## To do
Pull every line containing "chart" out of the material below.

:: Dataset excerpt

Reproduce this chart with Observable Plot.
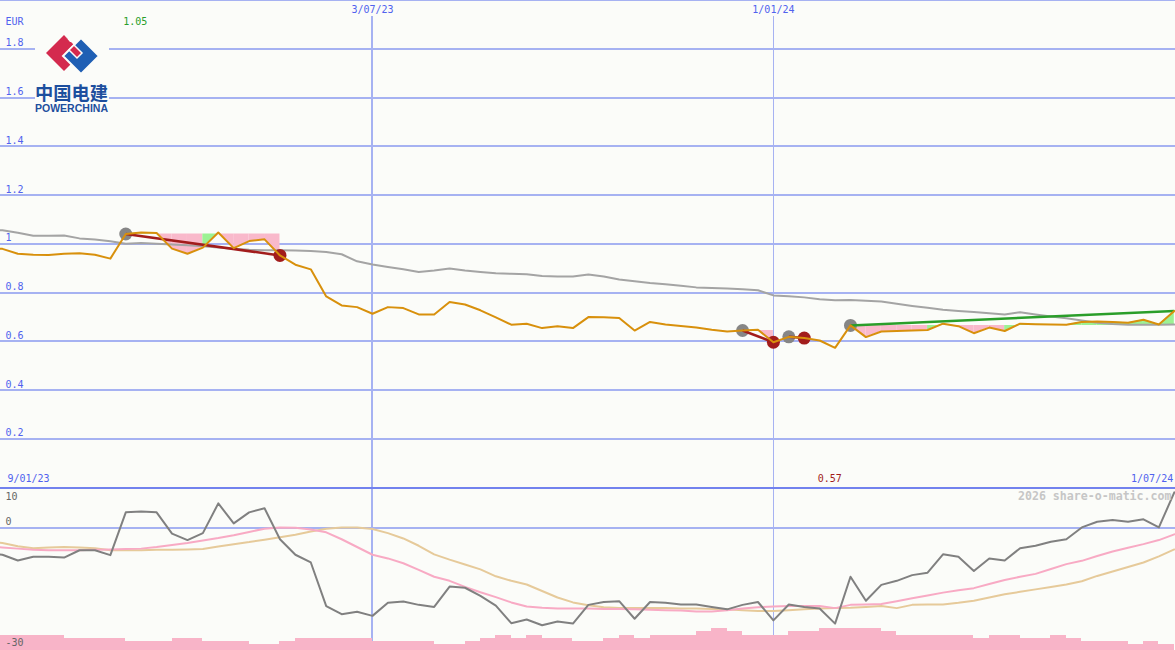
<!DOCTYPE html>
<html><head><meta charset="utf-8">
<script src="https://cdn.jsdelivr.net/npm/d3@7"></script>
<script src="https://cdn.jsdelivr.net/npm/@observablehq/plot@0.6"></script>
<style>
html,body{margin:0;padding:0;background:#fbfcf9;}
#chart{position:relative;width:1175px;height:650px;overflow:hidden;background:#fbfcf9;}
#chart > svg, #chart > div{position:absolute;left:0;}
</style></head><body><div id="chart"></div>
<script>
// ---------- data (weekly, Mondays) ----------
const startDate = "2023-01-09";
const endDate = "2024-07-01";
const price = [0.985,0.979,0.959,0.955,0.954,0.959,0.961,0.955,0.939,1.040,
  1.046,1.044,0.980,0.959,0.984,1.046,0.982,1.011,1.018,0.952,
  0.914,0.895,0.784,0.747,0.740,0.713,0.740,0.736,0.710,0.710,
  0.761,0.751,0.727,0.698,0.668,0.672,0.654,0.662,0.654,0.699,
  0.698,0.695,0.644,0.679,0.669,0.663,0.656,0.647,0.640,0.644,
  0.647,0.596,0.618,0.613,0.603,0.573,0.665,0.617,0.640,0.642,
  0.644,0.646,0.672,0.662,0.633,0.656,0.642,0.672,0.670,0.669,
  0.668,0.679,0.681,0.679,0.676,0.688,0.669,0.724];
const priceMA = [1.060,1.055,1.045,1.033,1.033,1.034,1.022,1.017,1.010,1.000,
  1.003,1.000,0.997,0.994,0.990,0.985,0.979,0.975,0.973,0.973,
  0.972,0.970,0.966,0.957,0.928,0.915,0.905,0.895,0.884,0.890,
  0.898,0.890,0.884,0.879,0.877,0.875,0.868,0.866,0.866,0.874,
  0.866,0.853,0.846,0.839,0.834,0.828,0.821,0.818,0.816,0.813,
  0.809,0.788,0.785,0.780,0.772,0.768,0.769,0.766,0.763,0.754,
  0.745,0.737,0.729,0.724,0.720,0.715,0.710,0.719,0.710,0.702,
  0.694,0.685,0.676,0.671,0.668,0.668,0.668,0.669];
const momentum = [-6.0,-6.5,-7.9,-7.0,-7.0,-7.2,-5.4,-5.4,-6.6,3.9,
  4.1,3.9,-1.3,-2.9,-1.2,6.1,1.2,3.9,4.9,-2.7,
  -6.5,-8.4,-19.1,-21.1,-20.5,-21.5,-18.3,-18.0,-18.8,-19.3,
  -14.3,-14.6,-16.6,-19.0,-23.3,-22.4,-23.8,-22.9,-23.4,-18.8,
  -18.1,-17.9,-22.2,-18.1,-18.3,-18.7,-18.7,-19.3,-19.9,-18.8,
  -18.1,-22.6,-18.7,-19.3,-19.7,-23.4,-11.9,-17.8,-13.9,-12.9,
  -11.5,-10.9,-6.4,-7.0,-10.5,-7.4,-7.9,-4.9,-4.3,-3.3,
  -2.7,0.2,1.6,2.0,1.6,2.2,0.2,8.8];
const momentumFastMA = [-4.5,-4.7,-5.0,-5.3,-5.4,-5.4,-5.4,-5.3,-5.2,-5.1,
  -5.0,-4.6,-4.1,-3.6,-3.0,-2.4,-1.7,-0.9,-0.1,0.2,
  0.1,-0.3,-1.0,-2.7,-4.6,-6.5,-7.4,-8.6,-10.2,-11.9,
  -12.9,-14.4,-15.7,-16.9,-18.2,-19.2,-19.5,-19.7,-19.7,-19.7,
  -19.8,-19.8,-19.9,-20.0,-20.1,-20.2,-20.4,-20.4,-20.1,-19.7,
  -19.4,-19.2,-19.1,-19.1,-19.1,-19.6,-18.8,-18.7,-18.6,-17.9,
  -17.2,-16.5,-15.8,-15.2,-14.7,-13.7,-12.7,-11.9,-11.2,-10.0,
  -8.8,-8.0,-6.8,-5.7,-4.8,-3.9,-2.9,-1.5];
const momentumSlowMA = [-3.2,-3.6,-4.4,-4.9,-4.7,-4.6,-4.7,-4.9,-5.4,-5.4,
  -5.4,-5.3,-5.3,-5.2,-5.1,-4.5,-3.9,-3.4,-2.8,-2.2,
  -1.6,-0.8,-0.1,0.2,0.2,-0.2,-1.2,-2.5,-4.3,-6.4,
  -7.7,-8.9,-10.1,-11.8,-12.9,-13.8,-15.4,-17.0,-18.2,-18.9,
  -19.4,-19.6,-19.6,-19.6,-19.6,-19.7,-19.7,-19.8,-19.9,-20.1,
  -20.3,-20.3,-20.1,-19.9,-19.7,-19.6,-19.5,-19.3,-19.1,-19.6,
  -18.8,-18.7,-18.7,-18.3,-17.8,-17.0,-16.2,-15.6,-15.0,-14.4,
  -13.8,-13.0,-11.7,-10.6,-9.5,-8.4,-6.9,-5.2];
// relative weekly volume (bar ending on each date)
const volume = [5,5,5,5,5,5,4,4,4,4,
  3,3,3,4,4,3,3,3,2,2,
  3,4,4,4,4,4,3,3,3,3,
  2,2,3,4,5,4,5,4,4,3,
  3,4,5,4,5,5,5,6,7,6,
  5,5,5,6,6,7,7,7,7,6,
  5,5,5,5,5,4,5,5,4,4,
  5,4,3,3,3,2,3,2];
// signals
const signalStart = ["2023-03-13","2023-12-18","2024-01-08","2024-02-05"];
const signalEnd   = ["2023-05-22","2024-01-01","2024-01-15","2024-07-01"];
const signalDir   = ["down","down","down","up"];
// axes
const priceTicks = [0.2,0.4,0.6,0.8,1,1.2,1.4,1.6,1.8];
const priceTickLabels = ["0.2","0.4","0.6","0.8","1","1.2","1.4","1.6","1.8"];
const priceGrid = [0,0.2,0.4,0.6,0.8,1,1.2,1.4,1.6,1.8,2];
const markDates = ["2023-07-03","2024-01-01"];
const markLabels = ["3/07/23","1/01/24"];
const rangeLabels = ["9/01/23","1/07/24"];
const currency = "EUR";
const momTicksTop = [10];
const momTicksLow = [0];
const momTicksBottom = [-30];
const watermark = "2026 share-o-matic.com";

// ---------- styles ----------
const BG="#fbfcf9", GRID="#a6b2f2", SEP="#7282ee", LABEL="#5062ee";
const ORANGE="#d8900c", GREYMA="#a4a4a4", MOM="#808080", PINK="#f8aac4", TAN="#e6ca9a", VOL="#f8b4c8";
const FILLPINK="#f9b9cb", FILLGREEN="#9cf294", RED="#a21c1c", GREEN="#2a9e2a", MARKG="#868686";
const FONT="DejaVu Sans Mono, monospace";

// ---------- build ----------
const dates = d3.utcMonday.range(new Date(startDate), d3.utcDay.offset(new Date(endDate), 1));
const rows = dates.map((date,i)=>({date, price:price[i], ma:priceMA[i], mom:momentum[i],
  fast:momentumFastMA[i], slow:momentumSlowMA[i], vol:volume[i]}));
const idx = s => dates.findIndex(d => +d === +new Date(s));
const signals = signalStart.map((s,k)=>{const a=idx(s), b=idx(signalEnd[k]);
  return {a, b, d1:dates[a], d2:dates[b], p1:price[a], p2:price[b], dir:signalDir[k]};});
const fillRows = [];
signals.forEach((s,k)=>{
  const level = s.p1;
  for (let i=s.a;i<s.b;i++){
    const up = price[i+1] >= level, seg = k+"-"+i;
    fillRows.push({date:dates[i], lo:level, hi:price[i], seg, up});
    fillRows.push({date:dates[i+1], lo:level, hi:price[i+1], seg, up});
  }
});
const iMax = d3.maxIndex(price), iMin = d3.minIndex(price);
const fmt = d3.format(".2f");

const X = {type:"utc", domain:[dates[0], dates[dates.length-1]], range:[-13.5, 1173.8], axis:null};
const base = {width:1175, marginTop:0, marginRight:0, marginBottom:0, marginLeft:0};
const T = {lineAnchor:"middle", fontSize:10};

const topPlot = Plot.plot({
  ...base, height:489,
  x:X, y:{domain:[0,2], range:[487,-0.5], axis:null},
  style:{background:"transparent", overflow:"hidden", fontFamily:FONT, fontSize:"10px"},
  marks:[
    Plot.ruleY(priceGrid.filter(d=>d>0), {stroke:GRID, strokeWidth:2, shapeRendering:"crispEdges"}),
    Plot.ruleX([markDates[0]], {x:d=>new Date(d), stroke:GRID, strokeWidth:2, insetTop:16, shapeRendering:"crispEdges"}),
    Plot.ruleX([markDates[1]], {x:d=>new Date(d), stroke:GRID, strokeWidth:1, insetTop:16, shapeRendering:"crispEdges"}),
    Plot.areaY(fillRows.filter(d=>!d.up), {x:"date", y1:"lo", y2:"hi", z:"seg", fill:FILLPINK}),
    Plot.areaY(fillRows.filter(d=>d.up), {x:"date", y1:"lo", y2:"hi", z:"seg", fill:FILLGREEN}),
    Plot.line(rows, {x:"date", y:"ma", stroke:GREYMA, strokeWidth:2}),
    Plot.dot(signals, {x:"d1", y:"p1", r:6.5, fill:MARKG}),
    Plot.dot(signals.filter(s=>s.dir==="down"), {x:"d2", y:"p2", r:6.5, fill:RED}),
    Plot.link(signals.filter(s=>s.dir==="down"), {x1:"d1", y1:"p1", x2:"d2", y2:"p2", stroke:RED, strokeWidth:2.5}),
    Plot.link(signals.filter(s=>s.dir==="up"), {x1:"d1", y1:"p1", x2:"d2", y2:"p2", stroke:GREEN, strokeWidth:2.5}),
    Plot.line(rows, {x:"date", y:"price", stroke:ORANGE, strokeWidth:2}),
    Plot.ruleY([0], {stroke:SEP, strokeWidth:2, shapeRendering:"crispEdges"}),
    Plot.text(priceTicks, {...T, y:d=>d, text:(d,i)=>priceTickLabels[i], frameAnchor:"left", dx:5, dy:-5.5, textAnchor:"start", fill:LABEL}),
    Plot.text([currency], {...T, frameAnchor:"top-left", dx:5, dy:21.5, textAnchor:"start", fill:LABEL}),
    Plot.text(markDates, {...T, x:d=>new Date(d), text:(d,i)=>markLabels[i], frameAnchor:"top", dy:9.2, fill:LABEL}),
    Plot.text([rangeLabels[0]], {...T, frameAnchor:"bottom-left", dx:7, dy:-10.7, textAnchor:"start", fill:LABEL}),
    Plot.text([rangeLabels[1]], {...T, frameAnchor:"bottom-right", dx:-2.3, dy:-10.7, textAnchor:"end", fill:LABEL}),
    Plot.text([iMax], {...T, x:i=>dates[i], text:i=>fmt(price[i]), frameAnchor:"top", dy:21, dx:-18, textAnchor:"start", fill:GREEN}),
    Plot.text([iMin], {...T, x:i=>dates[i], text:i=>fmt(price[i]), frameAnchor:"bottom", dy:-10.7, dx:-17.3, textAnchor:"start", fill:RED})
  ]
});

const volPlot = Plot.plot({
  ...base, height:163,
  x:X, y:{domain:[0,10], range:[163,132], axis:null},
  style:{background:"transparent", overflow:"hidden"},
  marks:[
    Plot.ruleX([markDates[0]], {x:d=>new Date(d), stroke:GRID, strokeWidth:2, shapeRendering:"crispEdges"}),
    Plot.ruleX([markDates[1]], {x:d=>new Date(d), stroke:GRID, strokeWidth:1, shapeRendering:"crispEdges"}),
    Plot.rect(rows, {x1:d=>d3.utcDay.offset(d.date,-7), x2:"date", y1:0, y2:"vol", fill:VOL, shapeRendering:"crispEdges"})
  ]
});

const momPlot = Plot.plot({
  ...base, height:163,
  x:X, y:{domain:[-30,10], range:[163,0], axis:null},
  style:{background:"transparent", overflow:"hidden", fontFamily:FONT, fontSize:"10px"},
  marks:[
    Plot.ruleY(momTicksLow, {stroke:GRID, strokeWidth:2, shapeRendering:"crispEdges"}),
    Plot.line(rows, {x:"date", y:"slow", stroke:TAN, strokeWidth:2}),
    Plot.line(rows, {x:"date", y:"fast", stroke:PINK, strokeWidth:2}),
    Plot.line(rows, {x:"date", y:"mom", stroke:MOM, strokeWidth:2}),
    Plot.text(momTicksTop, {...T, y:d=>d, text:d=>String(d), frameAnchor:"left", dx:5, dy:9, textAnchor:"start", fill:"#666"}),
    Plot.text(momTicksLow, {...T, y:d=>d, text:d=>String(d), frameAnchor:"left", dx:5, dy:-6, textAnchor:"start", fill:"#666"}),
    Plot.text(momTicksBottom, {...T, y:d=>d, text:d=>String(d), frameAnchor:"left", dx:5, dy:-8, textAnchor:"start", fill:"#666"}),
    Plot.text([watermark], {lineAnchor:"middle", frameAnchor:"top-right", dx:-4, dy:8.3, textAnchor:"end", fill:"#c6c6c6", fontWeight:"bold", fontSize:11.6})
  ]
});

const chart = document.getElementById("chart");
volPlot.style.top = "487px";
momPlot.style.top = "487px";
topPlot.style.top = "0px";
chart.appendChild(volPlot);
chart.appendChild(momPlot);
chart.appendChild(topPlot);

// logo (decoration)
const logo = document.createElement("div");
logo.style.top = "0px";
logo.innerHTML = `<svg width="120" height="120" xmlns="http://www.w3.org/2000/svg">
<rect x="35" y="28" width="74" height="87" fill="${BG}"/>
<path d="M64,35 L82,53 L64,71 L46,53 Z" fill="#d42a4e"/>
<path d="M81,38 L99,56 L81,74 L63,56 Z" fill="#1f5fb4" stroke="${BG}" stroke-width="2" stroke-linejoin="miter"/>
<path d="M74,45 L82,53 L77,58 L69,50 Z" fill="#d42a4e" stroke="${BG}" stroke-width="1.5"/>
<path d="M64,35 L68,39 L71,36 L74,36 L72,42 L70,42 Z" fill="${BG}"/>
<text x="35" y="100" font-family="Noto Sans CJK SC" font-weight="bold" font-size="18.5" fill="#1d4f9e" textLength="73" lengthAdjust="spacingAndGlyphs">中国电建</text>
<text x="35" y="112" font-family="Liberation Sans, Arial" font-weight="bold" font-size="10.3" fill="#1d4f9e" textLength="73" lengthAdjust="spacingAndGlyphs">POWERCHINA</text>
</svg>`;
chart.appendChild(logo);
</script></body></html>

::::

## Written response
Reproduce this chart with Observable Plot.
#chart{position:relative;width:1175px;height:650px;overflow:hidden;background:#fbfcf9;}
#chart > svg, #chart > div{position:absolute;left:0;}
</style></head><body><div id="chart"></div>
const chart = document.getElementById("chart");
chart.appendChild(volPlot);
chart.appendChild(momPlot);
chart.appendChild(topPlot);
chart.appendChild(logo);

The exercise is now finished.